How can He give then His salvation as a gift for free to those who have not earned it and
those who do not deserve it?
What other creature or effort or God could purchase such a gift and settle the score
for our sins and do it in this undeserved and free way?
only Jesus Christ true God and true man could do that. In his way there is more
rejoicing over a sinner who repents than over 99 righteous persons that need no
repentance. That’s saying I mean the reality is there’s only one there’s only
one who is righteous and needs no repentance that one is the Lord’s Son
Jesus Christ. Those other 99 are the ones who don’t recognize their need. They’re
only self-righteous and that righteousness won’t do. If we say that we
have no sin we deceive ourselves and the truth is not in us. But if we confess
our sins we have a God who is faithful and just who will forgive our sins and
cleanse us from all unrighteousness. We have an advocate Himself with the
Father, Jesus Christ the righteous, whose blood is the propitiation for our sins
and not our sins only, but the sins of the whole world. So when this God says I, I
myself.” It’s no false boast as it certainly would be for you or for me. Our
God is the free King and Judge of all. And notice what He wishes to do, to let
His grace overflow for us with the faith and the love that are in Christ Jesus.

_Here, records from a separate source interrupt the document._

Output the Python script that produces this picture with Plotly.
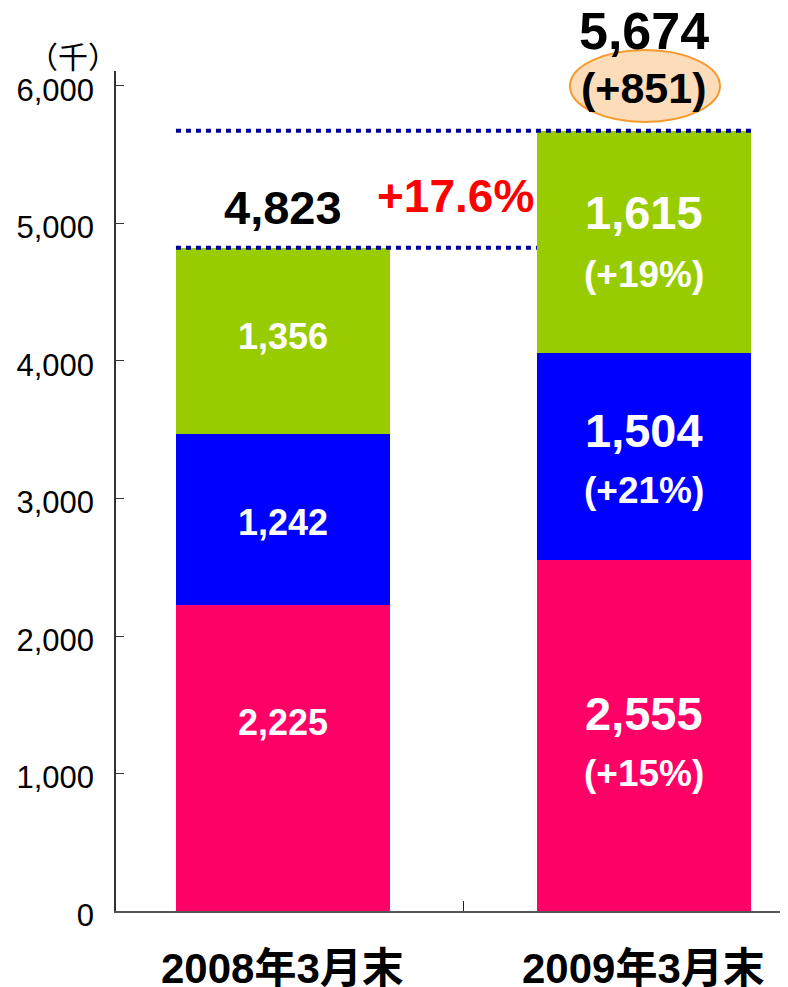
import plotly.graph_objects as go

categories = ["2008年3月末", "2009年3月末"]
pink_vals = [2225, 2555]
blue_vals = [1242, 1504]
green_vals = [1356, 1615]
totals = [4823, 5674]
total_diff_text = "(+851)"
growth_text = "+17.6%"
pct_pink = [None, "(+15%)"]
pct_blue = [None, "(+21%)"]
pct_green = [None, "(+19%)"]
y_ticks = [0, 1000, 2000, 3000, 4000, 5000, 6000]
unit_label = "（千）"

PINK = "#FF0066"
BLUE = "#0000FF"
GREEN = "#99CC00"
NAVY = "#000099"
FONT = "Liberation Sans, Arial, Noto Sans CJK JP, sans-serif"
BAR_W = 0.593

fig = go.Figure()
for vals, col in [(pink_vals, PINK), (blue_vals, BLUE), (green_vals, GREEN)]:
    fig.add_trace(go.Bar(x=categories, y=vals, marker=dict(color=col, line=dict(width=0)),
                         width=BAR_W, showlegend=False, hoverinfo="skip"))

ann = []
segs = [(pink_vals, pct_pink), (blue_vals, pct_blue), (green_vals, pct_green)]
shift_b1 = [36, -3, 5]
shift_b2_val = [22, 26, 29]
shift_b2_pct = [-38, -34, -33]
base = [0, 0]
C = dict(xanchor="center", yanchor="middle", showarrow=False)
for si, (vals, pcts) in enumerate(segs):
    for ci in range(2):
        mid = base[ci] + vals[ci] / 2
        txt = f"{vals[ci]:,}"
        if ci == 0:
            ann.append(dict(x=categories[ci], y=mid, xref="x", yref="y", text=f"<b>{txt}</b>",
                            yshift=shift_b1[si], font=dict(family=FONT, size=36, color="white"), **C))
        else:
            ann.append(dict(x=categories[ci], y=mid, xref="x", yref="y", text=f"<b>{txt}</b>",
                            yshift=shift_b2_val[si], font=dict(family=FONT, size=47, color="white"), **C))
            ann.append(dict(x=categories[ci], y=mid, xref="x", yref="y", text=f"<b>{pcts[ci]}</b>",
                            yshift=shift_b2_pct[si], font=dict(family=FONT, size=37, color="white"), **C))
        base[ci] += vals[ci]

ann.append(dict(x=categories[0], y=totals[0], xref="x", yref="y", text=f"<b>{totals[0]:,}</b>",
                yshift=40, font=dict(family=FONT, size=47, color="black"), **C))
ann.append(dict(x=categories[1], y=totals[1], xref="x", yref="y", text=f"<b>{totals[1]:,}</b>",
                yshift=100, font=dict(family=FONT, size=52, color="black"), **C))
ann.append(dict(x=categories[1], y=totals[1], xref="x", yref="y", text=f"<b>{total_diff_text}</b>",
                yshift=43, font=dict(family=FONT, size=43, color="black"), **C))
ann.append(dict(x=0.4765, y=totals[0], xref="x", yref="y", text=f"<b>{growth_text}</b>",
                yshift=52, font=dict(family=FONT, size=46, color="#FF0000"), **C))
ann.append(dict(x=0, y=1, xref="paper", yref="paper", text=unit_label,
                xshift=-43, yshift=16, font=dict(family="Noto Sans CJK JP", size=30, color="black"), **C))
for c in categories:
    ann.append(dict(x=c, y=0, xref="x", yref="paper", text=f"<b>{c}</b>",
                    yshift=-57, font=dict(family=FONT, size=42, color="black"), **C))

shapes = [
    dict(type="circle", xref="x", yref="paper", xsizemode="pixel", ysizemode="pixel",
         xanchor=1, yanchor=1, x0=-74, x1=76, y0=-51, y1=21,
         fillcolor="#FDDCBA", line=dict(color="#F79A2E", width=2), layer="below"),
    dict(type="line", xref="x", yref="y", x0=0 - BAR_W / 2, x1=1 + BAR_W / 2,
         y0=totals[1], y1=totals[1], line=dict(color=NAVY, width=4, dash="5px,5px")),
    dict(type="line", xref="x", yref="y", x0=0 - BAR_W / 2, x1=1 - BAR_W / 2,
         y0=totals[0], y1=totals[0], line=dict(color=NAVY, width=4, dash="5px,5px")),
]

fig.update_layout(
    width=780, height=979, barmode="stack",
    margin=dict(l=108, r=0, t=62.7, b=76.3, autoexpand=False),
    plot_bgcolor="white", paper_bgcolor="white",
    annotations=ann, shapes=shapes,
    xaxis=dict(range=[-0.4626, 1.399], showline=True, linecolor="#555", linewidth=1.5,
               ticks="inside", tickson="boundaries", ticklen=10, tickcolor="#222",
               showticklabels=False, showgrid=False, zeroline=False, automargin=False),
    yaxis=dict(range=[0, 6109], tickvals=y_ticks, tickformat=",", showline=True,
               linecolor="#333", linewidth=1.5, ticks="inside", ticklen=8, tickcolor="#333",
               showgrid=False, zeroline=False, ticklabelstandoff=14, ticklabelshift=4,
               automargin=False, tickfont=dict(family=FONT, size=31, color="black")),
)

fig.write_html("out.html")
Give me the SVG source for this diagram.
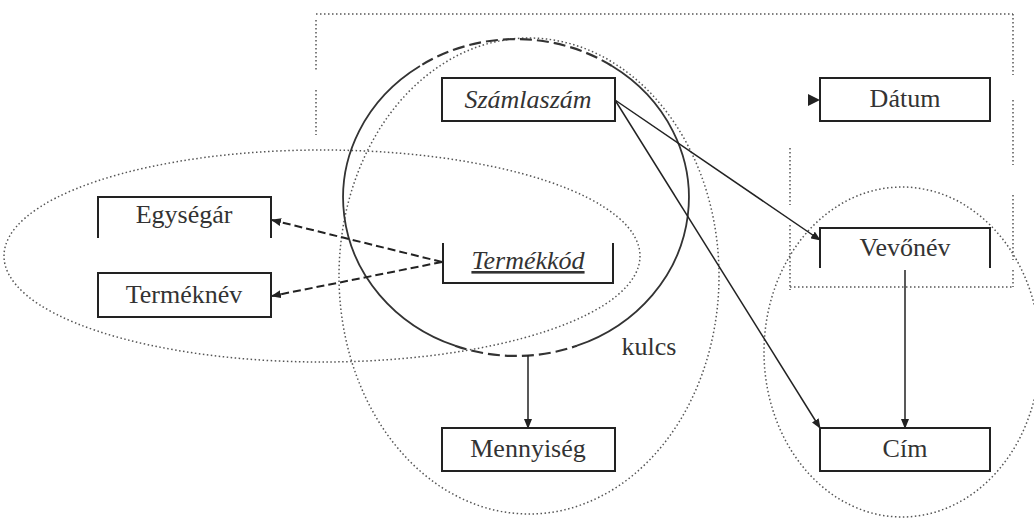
<svg xmlns="http://www.w3.org/2000/svg" width="1034" height="520" viewBox="0 0 1034 520">
<style>
.box{fill:none;stroke:#222;stroke-width:2}
.t{font-size:26px;fill:#333;text-anchor:middle}
.it{font-style:italic}
.dot{fill:none;stroke:#555;stroke-width:1.5;stroke-dasharray:1.5 2.5}
.c{fill:none;stroke:#222;stroke-width:1.5}
.dash{fill:none;stroke:#222;stroke-width:2;stroke-dasharray:8 4}
.key{fill:none;stroke:#333;stroke-width:1.8}
.keyd{fill:none;stroke:#333;stroke-width:2.2;stroke-dasharray:12 5}
</style>
<defs>
<marker id="ah" markerWidth="10" markerHeight="8" refX="9" refY="4" orient="auto" markerUnits="userSpaceOnUse">
<path d="M0,0 L10,4 L0,8 Z" fill="#222"/>
</marker>
</defs>
<rect width="1034" height="520" fill="#fff"/>
<g font-family="'Liberation Serif', Tinos, 'DejaVu Serif', serif">
<g id="groups">
<path class="dot" d="M316,14 H1013"/>
<path class="dot" d="M316,20 V70 M316,90 V135"/>
<path class="dot" d="M1013,14 V75 M1013,100 V165 M1013,195 V260 M1013,270 V287"/>
<path class="dot" d="M790,148 V205 M790,225 V290"/>
<path class="dot" d="M790,287 H1013"/>
<ellipse class="dot" cx="322" cy="256" rx="318" ry="106"/>
<ellipse class="dot" cx="529" cy="276" rx="190" ry="238"/>
<ellipse class="dot" cx="902" cy="352" rx="138" ry="165"/>
<path class="key" d="M420,66 A172,158 0 0 0 455,345.7"/>
<path class="keyd" d="M455,345.7 A172,158 0 0 0 577,345.7"/>
<path class="key" d="M577,345.7 A172,158 0 0 0 612,66"/>
<path class="keyd" d="M612,66 A172,158 0 0 0 420,66"/>
<text class="t" x="649" y="355">kulcs</text>
</g>
<g id="connectors">
<path class="c" d="M615,100 L820,240" marker-end="url(#ah)"/>
<path class="c" d="M615,100 L820,428" marker-end="url(#ah)"/>
<path class="c" d="M905,270 V428" marker-end="url(#ah)"/>
<path class="c" d="M528,355 V428" marker-end="url(#ah)"/>
<path class="dash" d="M442,262 L272,220" marker-end="url(#ah)"/>
<path class="dash" d="M442,262 L272,296" marker-end="url(#ah)"/>
<path d="M808,94 L820,100 L808,106 Z" fill="#222"/>
</g>
<g id="szamlaszam">
<rect class="box" x="442" y="78" width="173" height="43"/>
<text class="t it" x="528" y="108">Számlaszám</text>
</g>
<g id="datum">
<rect class="box" x="820" y="78" width="170" height="43"/>
<text class="t" x="905" y="107">Dátum</text>
</g>
<g id="egysegar">
<path class="box" d="M98,238 V197 H271 V238"/>
<text class="t" x="184" y="223">Egységár</text>
</g>
<g id="termeknev">
<rect class="box" x="98" y="273" width="173" height="44"/>
<text class="t" x="184" y="303">Terméknév</text>
</g>
<g id="termekkod">
<path class="box" d="M443,243 V283 H613 V243"/>
<text class="t it" x="528" y="269" text-decoration="underline">Termékkód</text>
</g>
<g id="vevonev">
<path class="box" d="M820,268 V228 H990 V268"/>
<text class="t" x="905" y="256">Vevőnév</text>
</g>
<g id="mennyiseg">
<rect class="box" x="442" y="428" width="173" height="43"/>
<text class="t" x="528" y="457">Mennyiség</text>
</g>
<g id="cim">
<rect class="box" x="820" y="428" width="170" height="43"/>
<text class="t" x="905" y="457">Cím</text>
</g>
</g>
</svg>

There’s no other God like this one. That’s why of Him and Him alone we will
sing, will join in this great rejoicing around his table. We rejoice together
with St. Paul, chief of sinners, God’s greatest example of grace for our sake,
for whom our church is named. We rejoice together with tax collectors and all the
other forgiven sinners, that is the whole communion of saints throughout the ages.
And yes, we will rejoice together even with angels and archangels who their delight and
their will is always perfectly lined up exactly as God the Father’s is.
But that’s why they’re seen rejoicing just as He does.
Rejoicing to see each one of us returned to Him in repentance.
and clinging to the grace of our Lord Jesus Christ. In the name of the Father
and of the Son and of the Holy Spirit, the peace of God which passes all
understanding, keep your hearts and minds in Christ Jesus.